DIGITAL LIBRARY
HIGHER EDUCATION STUDENT-CENTRED LEARNING CLIL/EMI APPROACH: THE CASE OF BILINGUAL GLOSSARIES
Instituto Politécnico de Castelo Branco (PORTUGAL)
About this paper:
Appears in: INTED2019 Proceedings
Publication year: 2019
Page: 7002 (abstract only)
ISBN: 978-84-09-08619-1
ISSN: 2340-1079
doi: 10.21125/inted.2019.1695
Conference name: 13th International Technology, Education and Development Conference
Dates: 11-13 March, 2019
Location: Valencia, Spain
Abstract:
CLIL/EMI teaching at tertiary level give an inordinate amount of attention to content-specific expressions, terms and concepts (Smit, 2010) as well as to discipline-specific language functions, genres, usages, linguistic repertoires and the need to cover a vast array of oral and written communicative situations (Breidbach, 2003). There is a conceptual continuum that links to a communication continuum (Halbach, Schuck and Ting, 2015) as part of this cognitively demanding learning environment. So, one interesting question for CLIL/EMI lecturers is how to successfully link up pedagogies of specific subjects in Higher Education with pedagogies of language learning (for CLIL) and learning through a foreign language in EMI.
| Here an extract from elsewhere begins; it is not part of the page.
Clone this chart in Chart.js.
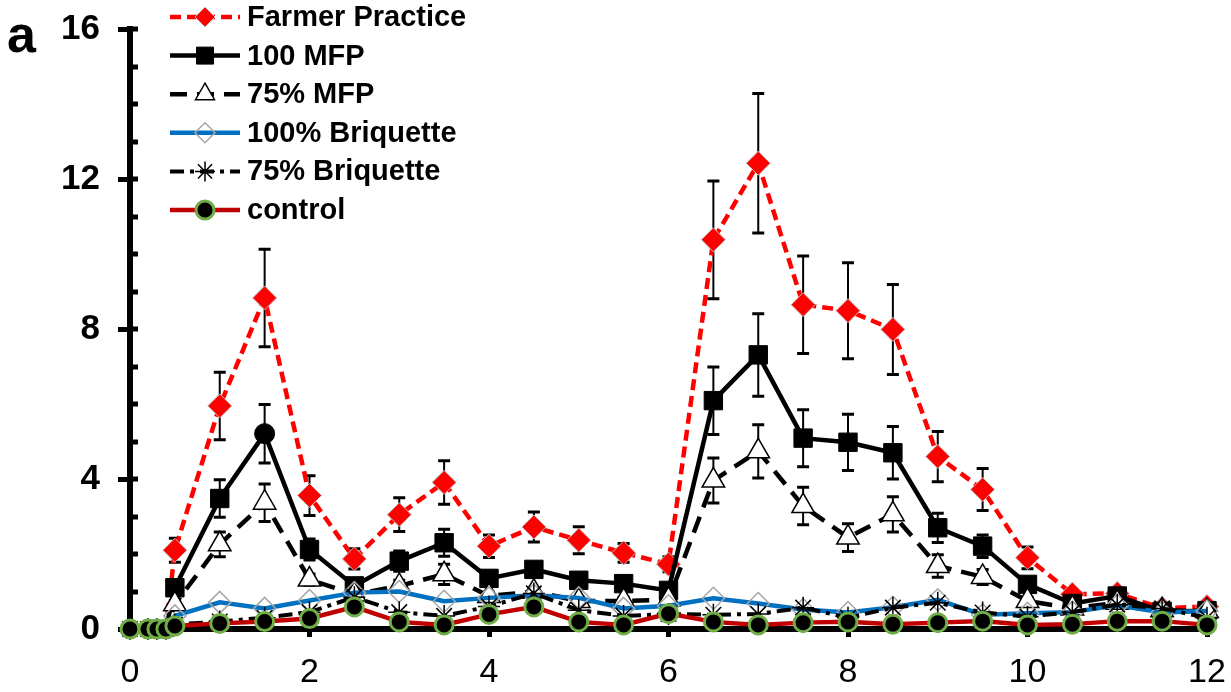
<!DOCTYPE html>
<html lang="en">
<head>
<meta charset="UTF-8">
<title>Figure a</title>
<script src="https://cdn.jsdelivr.net/npm/chart.js"></script>
<style>
    body {
        margin: 0;
        background: #fff;
        font-family: "Liberation Sans", Arial, sans-serif;
    }

    .wrap {
        position: relative;
        width: 1231px;
        height: 692px;
    }

    .panel {
        position: absolute;
        left: 7px;
        top: 8px;
        font-size: 52px;
        font-weight: bold;
        line-height: 52px;
    }

    .legend-row {
        position: absolute;
        left: 247px;
        font-size: 29px;
        font-weight: bold;
        line-height: 29px;
        white-space: nowrap;
    }
</style>
</head>
<body>
<div class="wrap">
    <canvas id="chart" width="1231" height="692"></canvas>
    <div class="panel">a</div>
    <div id="legend"></div>
</div>

<script>
    // sampling times (x) and tick labels
    const days = [0, 0.2, 0.3, 0.4, 0.5, 1, 1.5, 2, 2.5, 3, 3.5, 4, 4.5, 5, 5.5, 6, 6.5, 7, 7.5, 8, 8.5, 9, 9.5, 10, 10.5, 11, 11.5, 12];
    const xTickLabels = [0, 2, 4, 6, 8, 10, 12];
    const yTickLabels = [0, 4, 8, 12, 16];

    const seriesNames = ["Farmer Practice", "100 MFP", "75% MFP", "100% Briquette", "75% Briquette", "control"];

    const farmerPractice = [0, 0, 0, 0, 2.1, 5.95, 8.83, 3.56, 1.87, 3.05, 3.91, 2.21, 2.72, 2.37, 2.03, 1.73, 10.38, 12.42, 8.65, 8.49, 7.99, 4.6, 3.72, 1.9, 0.93, 0.95, 0.55, 0.6];
    const farmerPracticeErr = [0, 0, 0, 0, 0.32, 0.9, 1.3, 0.53, 0.27, 0.45, 0.58, 0.3, 0.4, 0.36, 0.25, 0.2, 1.57, 1.86, 1.3, 1.28, 1.2, 0.67, 0.56, 0.29, 0, 0, 0, 0];

    const mfp100 = [0, 0, 0, 0, 1.1, 3.48, 5.21, 2.12, 1.15, 1.81, 2.3, 1.35, 1.59, 1.3, 1.21, 1.03, 6.09, 7.31, 5.09, 4.98, 4.7, 2.7, 2.21, 1.19, 0.68, 0.88, 0.47, 0.49];
    const mfp100Err = [0, 0, 0, 0, 0.1, 0.5, 0.78, 0.28, 0.12, 0.27, 0.36, 0.12, 0.12, 0.1, 0.1, 0.1, 0.9, 1.1, 0.76, 0.75, 0.7, 0.39, 0.3, 0.15, 0, 0.1, 0, 0];

    const mfp75 = [0, 0, 0, 0, 0.66, 2.26, 3.37, 1.32, 0.92, 1.15, 1.46, 0.88, 1.0, 0.75, 0.75, 0.78, 3.96, 4.74, 3.28, 2.44, 3.06, 1.68, 1.39, 0.75, 0.55, 0.7, 0.5, 0.48];
    const mfp75Err = [0, 0, 0, 0, 0.1, 0.33, 0.5, 0.15, 0.1, 0.15, 0.27, 0.1, 0.1, 0.1, 0.1, 0.1, 0.6, 0.71, 0.5, 0.37, 0.47, 0.3, 0.2, 0.1, 0, 0, 0, 0];

    const briq100 = [0, 0, 0, 0, 0.35, 0.71, 0.55, 0.76, 0.97, 1.0, 0.74, 0.83, 0.9, 0.83, 0.55, 0.62, 0.82, 0.68, 0.52, 0.44, 0.58, 0.78, 0.38, 0.42, 0.45, 0.63, 0.44, 0.48];
    const briq75 = [0, 0, 0, 0, 0.12, 0.2, 0.3, 0.45, 0.85, 0.45, 0.35, 0.6, 0.95, 0.5, 0.35, 0.4, 0.38, 0.4, 0.57, 0.3, 0.57, 0.7, 0.44, 0.33, 0.45, 0.65, 0.55, 0.3];
    const control = [0, 0, 0, 0, 0.08, 0.15, 0.2, 0.28, 0.59, 0.19, 0.11, 0.39, 0.59, 0.19, 0.11, 0.41, 0.19, 0.11, 0.17, 0.19, 0.13, 0.17, 0.21, 0.11, 0.13, 0.21, 0.21, 0.11];

    const toPoints = vals => vals.map((v, i) => ({ x: days[i], y: v }));
    // hide markers of the zero start values (they sit behind the control circles)
    const sizeOrHide = r => ctx => (ctx.raw && ctx.raw.y === 0) ? 0 : r;

    // fixed axis box sizes so the plot area lands where the original one is
    const fixBox = size => s => {
        if (s.isHorizontal()) s.height = size; else s.width = size;
        s.paddingTop = 0;
        s.paddingBottom = 0;
        s.paddingLeft = 0;
        s.paddingRight = 0;
    };

    Chart.defaults.font.family = '"Liberation Sans", Arial, sans-serif';

    // error bars, drawn just before each series so its markers cover them
    const errorBars = {
        id: "errorBars",
        beforeDatasetDraw(chart, args) {
            const ds = chart.data.datasets[args.index];
            if (!ds.errors) return;
            const ctx = chart.ctx;
            const xs = chart.scales.x, ys = chart.scales.y;
            ctx.save();
            ctx.strokeStyle = "#000";
            ds.data.forEach((p, i) => {
                const e = ds.errors[i];
                if (!e) return;
                const x = xs.getPixelForValue(p.x);
                const y1 = ys.getPixelForValue(p.y + e);
                const y2 = ys.getPixelForValue(p.y - e);
                ctx.lineWidth = 2;
                ctx.beginPath();
                ctx.moveTo(x, y1);
                ctx.lineTo(x, y2);
                ctx.stroke();
                ctx.lineWidth = 3;
                ctx.beginPath();
                ctx.moveTo(x - 6, y1); ctx.lineTo(x + 6, y1);
                ctx.moveTo(x - 6, y2); ctx.lineTo(x + 6, y2);
                ctx.stroke();
            });
            ctx.restore();
        }
    };

    // short inward tick stubs on the y axis
    const innerTicks = {
        id: "innerTicks",
        beforeDatasetsDraw(chart) {
            const ctx = chart.ctx;
            const ys = chart.scales.y;
            const left = chart.chartArea.left;
            ctx.save();
            ctx.strokeStyle = "#000";
            ctx.lineWidth = 5;
            for (let v = 0; v <= 16; v++) {
                const y = Math.round(ys.getPixelForValue(v));
                ctx.beginPath();
                ctx.moveTo(left, y);
                ctx.lineTo(left + 8, y);
                ctx.stroke();
            }
            ctx.restore();
        }
    };

    // legend swatches (line + marker) next to the html labels
    const legendSwatches = {
        id: "legendSwatches",
        afterDraw(chart) {
            const ctx = chart.ctx;
            chart.data.datasets.forEach((ds, i) => {
                const y = 17 + i * 38.6;
                ctx.save();
                ctx.strokeStyle = ds.borderColor;
                ctx.lineWidth = ds.borderWidth;
                ctx.setLineDash(ds.borderDash || []);
                ctx.beginPath();
                ctx.moveTo(170, y);
                ctx.lineTo(240, y);
                ctx.stroke();
                ctx.setLineDash([]);
                ctx.fillStyle = ds.pointBackgroundColor;
                ctx.strokeStyle = ds.pointBorderColor;
                ctx.lineWidth = ds.pointBorderWidth;
                Chart.helpers.drawPoint(ctx, {
                    pointStyle: ds.legendStyle,
                    radius: ds.legendRadius,
                    borderWidth: ds.pointBorderWidth,
                    rotation: 0
                }, 205, y);
                ctx.restore();
            });
        }
    };

    const datasets = [
        {
            label: seriesNames[0],
            data: toPoints(farmerPractice),
            errors: farmerPracticeErr,
            borderColor: "#FF0000",
            borderWidth: 4.5,
            borderDash: [11, 6],
            pointStyle: "rectRot",
            pointRadius: sizeOrHide(12),
            pointBackgroundColor: "#FF0000",
            pointBorderColor: "#BFBFBF",
            pointBorderWidth: 1,
            legendStyle: "rectRot",
            legendRadius: 10,
            order: 6
        },
        {
            label: seriesNames[1],
            data: toPoints(mfp100),
            errors: mfp100Err,
            borderColor: "#000",
            borderWidth: 4.5,
            pointStyle: ctx => ctx.dataIndex === 6 ? "circle" : "rect",
            pointRadius: ctx => (ctx.raw && ctx.raw.y === 0) ? 0 : (ctx.dataIndex === 6 ? 10 : 13),
            pointBackgroundColor: "#000",
            pointBorderColor: "#000",
            pointBorderWidth: 1,
            legendStyle: "rect",
            legendRadius: 12,
            order: 5
        },
        {
            label: seriesNames[2],
            data: toPoints(mfp75),
            errors: mfp75Err,
            borderColor: "#000",
            borderWidth: 4.5,
            borderDash: [17, 10],
            pointStyle: "triangle",
            pointRadius: sizeOrHide(13),
            pointBackgroundColor: "#fff",
            pointBorderColor: "#000",
            pointBorderWidth: 1.5,
            legendStyle: "triangle",
            legendRadius: 11,
            order: 4
        },
        {
            label: seriesNames[3],
            data: toPoints(briq100),
            borderColor: "#0070C0",
            borderWidth: 4.5,
            pointStyle: "rectRot",
            pointRadius: sizeOrHide(11),
            pointBackgroundColor: "rgba(255,255,255,0)",
            pointBorderColor: "#A6A6A6",
            pointBorderWidth: 1.5,
            legendStyle: "rectRot",
            legendRadius: 10,
            order: 3
        },
        {
            label: seriesNames[4],
            data: toPoints(briq75),
            borderColor: "#000",
            borderWidth: 4,
            borderDash: [14, 6, 4, 6],
            pointStyle: "star",
            pointRadius: 11,
            pointBackgroundColor: "#000",
            pointBorderColor: "#000",
            pointBorderWidth: 1.5,
            legendStyle: "star",
            legendRadius: 10,
            order: 2
        },
        {
            label: seriesNames[5],
            data: toPoints(control),
            borderColor: "#C00000",
            borderWidth: 4.5,
            pointStyle: "circle",
            pointRadius: 9,
            pointBackgroundColor: "#000",
            pointBorderColor: "#70AD47",
            pointBorderWidth: 3,
            legendStyle: "circle",
            legendRadius: 9,
            order: 1
        }
    ];
    datasets.forEach(ds => { ds.tension = 0; ds.clip = false; ds.fill = false; });

    new Chart(document.getElementById("chart").getContext("2d"), {
        type: "line",
        data: { datasets: datasets },
        options: {
            responsive: false,
            animation: false,
            layout: { padding: { left: 0, top: 29, right: 24, bottom: 0 } },
            plugins: {
                legend: { display: false },
                tooltip: { enabled: false }
            },
            scales: {
                x: {
                    type: "linear",
                    min: 0,
                    max: 12,
                    afterFit: fixBox(63),
                    ticks: {
                        stepSize: 2,
                        color: "#000",
                        padding: 15,
                        font: { size: 34 },
                        callback: v => xTickLabels.includes(v) ? v : ""
                    },
                    grid: { drawOnChartArea: false, tickLength: 8, tickWidth: 5, tickColor: "#000" },
                    border: { color: "#000", width: 6 }
                },
                y: {
                    min: 0,
                    max: 16,
                    afterFit: fixBox(130),
                    ticks: {
                        stepSize: 1,
                        autoSkip: false,
                        color: "#000",
                        padding: 18,
                        font: { size: 35, weight: "bold" },
                        callback: v => yTickLabels.includes(v) ? v : ""
                    },
                    grid: {
                        drawOnChartArea: false,
                        tickLength: 12,
                        tickWidth: 5,
                        tickColor: ctx => (ctx.tick && yTickLabels.includes(ctx.tick.value)) ? "#000" : "rgba(0,0,0,0)"
                    },
                    border: { color: "#000", width: 6 }
                }
            }
        },
        plugins: [errorBars, innerTicks, legendSwatches]
    });

    // html legend labels
    const legendBox = document.getElementById("legend");
    seriesNames.forEach((name, i) => {
        const row = document.createElement("div");
        row.className = "legend-row";
        row.style.top = (2 + i * 38.6) + "px";
        row.textContent = name;
        legendBox.appendChild(row);
    });
</script>
</body>
</html>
Considering the large numbers of technical terms in specialised texts (oral multimedia, written, etc.), lecturers need to facilitate their learning and this can be done through the co-creation of bilingual glossaries of technical terms, prepared by both the language and the content teacher. Although glossaries are never an end in themselves, this paper wishes to demonstrate their use as scaffolding for both content and language learning.

This paper describes a participatory student-centred collaborative CLIL /EMI approach that involved engineering students and Art/Fashion Design students in a Portuguese Higher Education polytechnic. In this approach monolingual and bilingual glossaries were used as scaffolded learning that motivated and was felt as relevant by the students involved for their future professional careers. The two different approaches to monolingual and bilingual, paper or digital, glossaries of technical terms are discussed in terms of integration of content and language learning aims, shared co-constructed learning tools for students that reinforce both their language and content knowledge, and integration of students into disciplinary discourse as plurilingual users of academic disciplines (when Erasmus students integrated classes).
Keywords:
CLIL, EMI, Bilingual Glossaries, Industrial Engineering, Art/Fashion Design.